Section 6DCA With Existing Lump Sums

Sometimes you inherit money, receive a bonus, or sell an asset. You have a lump sum to invest. Pure DCA says invest it over 12 months ($X monthly). However, empirical evidence suggests investing lump sums immediately performs slightly better. Hybrid approach: if the lump sum is life-changing (would represent >50% of your portfolio), DCA it over 6-12 months for psychological comfort. If it's relatively small (under 20% of portfolio), invest immediately. The goal is preventing paralysis ('should I wait for a crash?') that often causes lump sums to sit uninvested for months.
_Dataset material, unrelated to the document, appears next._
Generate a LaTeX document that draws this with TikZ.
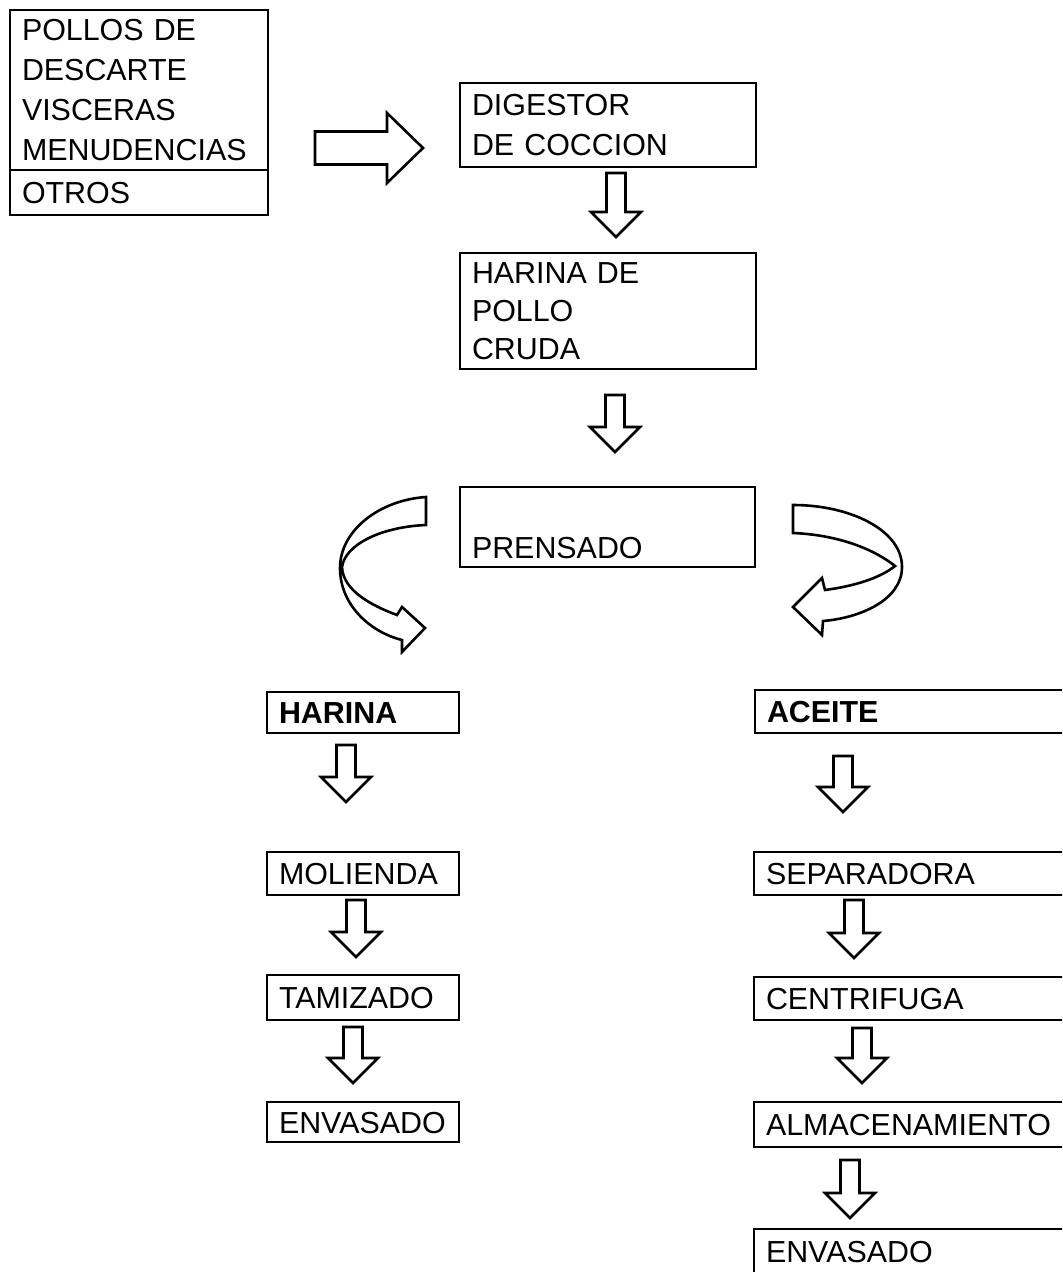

Section 7Common DCA Mistakes to Avoid

Stopping DCA in down markets: If markets crash 30%, resist the urge to 'wait for the bottom.' Keep investing. You're buying shares at a 30% discount! Panic-selling when your portfolio declines: DCA is a commitment. You're accepting that portfolios go up and down. Hold through downturns. Waiting for the perfect entry point: Some investors DCA into cash, waiting to buy when markets crash. This is just market timing with extra steps. Invest regularly into broad funds regardless of current price. Chasing recent winners: If tech stocks just surged 50%, resist buying only tech to 'catch up.' DCA into broad index funds maintains allocation discipline.

Section 8Real-World Example

Sarah, age 25, starts investing $500/month into VTI (total US stock market). Over 40 years, she contributes $240,000 ($500 × 12 months × 40 years). Assuming 7% average annual returns, her portfolio grows to approximately $2,100,000. She never picked a single stock. She never timed the market. She just invested $500/month consistently through booms, busts, crashes, and recoveries. At age 65, she has $2.1M to retire on. This is the power of DCA: simplicity, discipline, and time. Most wealth in America was built not through brilliant stock picking or market timing, but through consistent, long-term investing by boring savers.